VIAGEM A MACEIÓ
Clerisvaldo B, Chagas, 13 de julho de 2020
Escritor Símbolo do Sertão Alagoano
Crônica:
2.343
(HOMENAGEM
AO ESCRITOR FLORO DE ARAÚJO MELO)
Máquina do trem de Palmeira dos Índios no Museu Xucurus. (Foto: Livro: "Repensando a Geografia de Alagoas/B. Chagas) |
Caro leitor, calcule quando foi o acontecimento
da narrativa abaixo, do conterrâneo Floro (In memoriam) na íntegra.
A viagem foi extremamente cansativa. Fomos de
caminhão até Palmeira dos Índios, ponto terminal da estrada de ferro. Não havia
asfalto, a poeira era sufocante, levamos quase um dia inteiro ao sabor de
buracos e depressões medonhas do terreno. Ao atingir o destino, ninguém tinha
forças para embarcar. Tivemos que pernoitar no hotel, ou melhor, numa estalagem
sem conforto e sem muita higiene.
O trem partia de madrugada. Saímos do “hotel”

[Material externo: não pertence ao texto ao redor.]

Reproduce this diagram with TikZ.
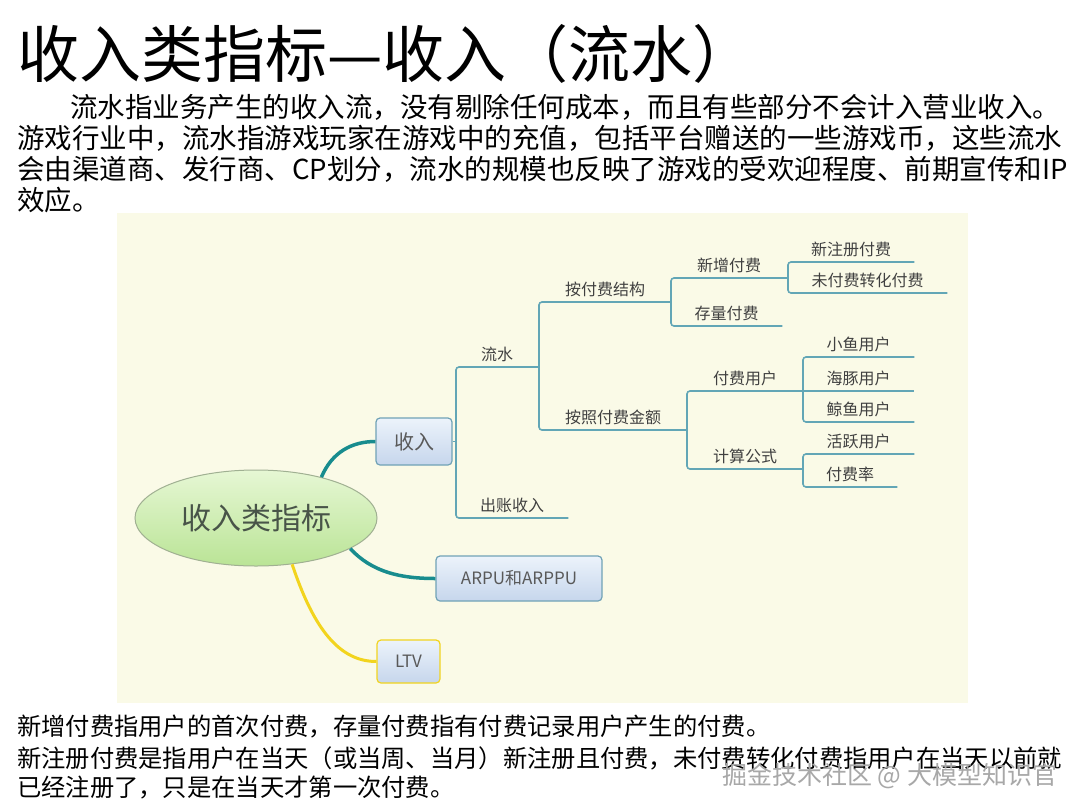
\documentclass[tikz,border=0pt]{standalone}
\usepackage{fontspec}
\setmainfont{Noto Sans CJK SC}
\usepackage{tikz}
\usetikzlibrary{shapes.geometric}

\definecolor{mapbg}{RGB}{250,250,231}
\definecolor{treeline}{RGB}{98,166,182}
\definecolor{linkteal}{RGB}{24,140,142}
\definecolor{linkyellow}{RGB}{242,212,30}
\definecolor{boxline}{RGB}{112,162,182}
\definecolor{marktext}{RGB}{168,168,168}

\begin{document}
\begin{tikzpicture}[x=1pt, y=-1pt,
    title/.style={anchor=west, inner sep=0, font=\fontsize{62}{64}\selectfont},
    para/.style={anchor=west, inner sep=0, font=\fontsize{27.5}{30}\selectfont},
    note/.style={anchor=west, inner sep=0, font=\fontsize{24.3}{26}\selectfont},
    topic/.style={ellipse, draw={rgb,255:red,160;green,176;blue,146}, line width=1pt,
      top color={rgb,255:red,230;green,247;blue,212}, bottom color={rgb,255:red,186;green,228;blue,150},
      minimum width=242pt, minimum height=96pt, text={rgb,255:red,72;green,84;blue,72},
      font=\fontsize{30}{30}\selectfont},
    sub/.style={draw=boxline, line width=1.2pt, rounded corners=4pt,
      top color={rgb,255:red,236;green,243;blue,251}, bottom color={rgb,255:red,198;green,214;blue,236},
      text=black!65, inner sep=0},
    link/.style={line width=3.5pt, linkteal},
    branch/.style={draw=treeline, line width=1.6pt, rounded corners=3pt},
    leaf/.style={anchor=south west, inner xsep=0, inner ysep=5.5pt, text height=0.8em, text depth=0.1em,
      font=\fontsize{16}{16}\selectfont, text=black!75}]
  \fill[white] (0,0) rectangle (1080,812);
  \useasboundingbox (0,0) rectangle (1080,812);

  % heading and text above the map
  \node[title] (head) at (17,54) {收入类指标—收入（流水）};
  \node[para] (p1) at (70,107) {流水指业务产生的收入流，没有剔除任何成本，而且有些部分不会计入营业收入。};
  \node[para] (p2) at (17,138) {游戏行业中，流水指游戏玩家在游戏中的充值，包括平台赠送的一些游戏币，这些流水};
  \node[para] (p3) at (17,169) {会由渠道商、发行商、CP划分，流水的规模也反映了游戏的受欢迎程度、前期宣传和IP};
  \node[para] (p4) at (17,200) {效应。};

  % mind map
  \fill[mapbg] (117,213) rectangle (968,703);
  \node[topic] (root) at (256,518) {收入类指标};
  \node[sub, minimum width=76pt, minimum height=47pt, font=\fontsize{20}{20}\selectfont] (shouru) at (414,441.5) {收入};
  \node[sub, minimum width=166pt, minimum height=45pt, font=\fontsize{17}{17}\selectfont] (arpu) at (519,578.5) {ARPU和ARPPU};
  \node[sub, draw=linkyellow, minimum width=63pt, minimum height=43pt, font=\fontsize{17}{17}\selectfont] (ltv) at (408.5,661.5) {LTV};

  \draw[link] (root.32) .. controls (332,452) and (352,441.5) .. (shouru.west);
  \draw[link] (root.-18) .. controls (372,572) and (400,578.5) .. (arpu.west);
  \draw[link, linkyellow, line width=3pt] (root.-52) .. controls (314,630) and (340,661.5) .. (ltv.west);

  \node[leaf, minimum width=82pt] (liushui) at (456,367) {流水};
  \node[leaf, minimum width=112pt] (chuzhang) at (456,518) {出账收入};
  \node[leaf, minimum width=132pt] (jiegou) at (539,302) {按付费结构};
  \node[leaf, minimum width=148pt] (jine) at (539,430) {按照付费金额};
  \node[leaf, minimum width=116pt] (xinzeng) at (671,278) {新增付费};
  \node[leaf, minimum width=111pt] (cunliang) at (671,326) {存量付费};
  \node[leaf, minimum width=126pt] (xinzhuce) at (788,262) {新注册付费};
  \node[leaf, minimum width=159pt] (zhuanhua) at (788,293) {未付费转化付费};
  \node[leaf, minimum width=116pt] (fuyong) at (687,391) {付费用户};
  \node[leaf, minimum width=116pt] (gongshi) at (687,469) {计算公式};
  \node[leaf, minimum width=111pt] (xiaoyu) at (803,357) {小鱼用户};
  \node[leaf, minimum width=111pt] (haitun) at (803,391) {海豚用户};
  \node[leaf, minimum width=111pt] (jingyu) at (803,422) {鲸鱼用户};
  \node[leaf, minimum width=111pt] (huoyue) at (803,454) {活跃用户};
  \node[leaf, minimum width=94pt] (fulv) at (803,487) {付费率};

  \draw[branch] (shouru.east) -- (liushui.south west |- shouru.east);
  \draw[branch] (liushui.south east) -- (liushui.south west) -- (chuzhang.south west) -- (chuzhang.south east);
  \draw[branch] (jiegou.south east) -- (jiegou.south west) -- (jine.south west) -- (jine.south east);
  \draw[branch] (xinzeng.south east) -- (xinzeng.south west) -- (cunliang.south west) -- (cunliang.south east);
  \draw[branch] (xinzhuce.south east) -- (xinzhuce.south west) -- (zhuanhua.south west) -- (zhuanhua.south east);
  \draw[branch] (fuyong.south east) -- (fuyong.south west) -- (gongshi.south west) -- (gongshi.south east);
  \draw[branch] (xiaoyu.south east) -- (xiaoyu.south west) -- (jingyu.south west) -- (jingyu.south east);
  \draw[branch] (haitun.south west) -- (haitun.south east);
  \draw[branch] (huoyue.south east) -- (huoyue.south west) -- (fulv.south west) -- (fulv.south east);

  % notes below the map
  \node[note] (n1) at (17,727) {新增付费指用户的首次付费，存量付费指有付费记录用户产生的付费。};
  \node[note] (n2) at (17,758) {新注册付费是指用户在当天（或当周、当月）新注册且付费，未付费转化付费指用户在当天以前就};
  \node[note] (n3) at (17,788) {已经注册了，只是在当天才第一次付费。};
  \node[anchor=west, inner sep=0, text=marktext, font=\fontsize{25}{27}\selectfont] (mark) at (722,776) {掘金技术社区 @ 大模型知识官};
\end{tikzpicture}
\end{document}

sonolentos e com muito cuidado, devido aos buracos das ruas e à má iluminação
da cidade. Eu, entretanto, exultava: garoto do sertão, tudo para mim era
novidade e descoberta. Imagine o leitor que jamais ouvira um apito de trem! Com
grande estardalhaço, a máquina partiu, levamos horas intermináveis sentados naqueles
duros bancos de madeira, ouvindo os ruídos ritmados das rodas em contacto com
os trilhos desgastados pelo tempo de uso. Para quebrar a monotonia, eu olhava
pela janela e divisava a paisagem que ia ficando para trás, as serras, as casas
das cidades por onde o trem passava, as paradas ao longo da estrada e, nessas,
uma imagem triste que me ficou para sempre na memória: crianças sujas e
maltrapilhas que pediam moedas ou vendiam banana, manga, jaca, etc., tudo num vozerio que mais parecia uma
dolorosa e sofrida ladainha. Ah, meu Nordeste querido, quando tais cenas
deixarão de acontecer em seu seio?!
Minha avó, já conhecedora da melancólica procissão, nem sequer abria a
janela, sempre a segurar-me pelo braço. Felizmente, a demora era pequena, o
trem apitava estridente altivo e se punha em marcha.
(...Finalmente Maceió...)
MELO,
Floro de Araújo. Vim Para Ficar. Borsoi, Rio de janeiro, 1981. Págs
29-30.
Nota: a “minha avó” a que o autor se refere, foi a
primeira professora de Santana do Ipanema, Maria Joaquina.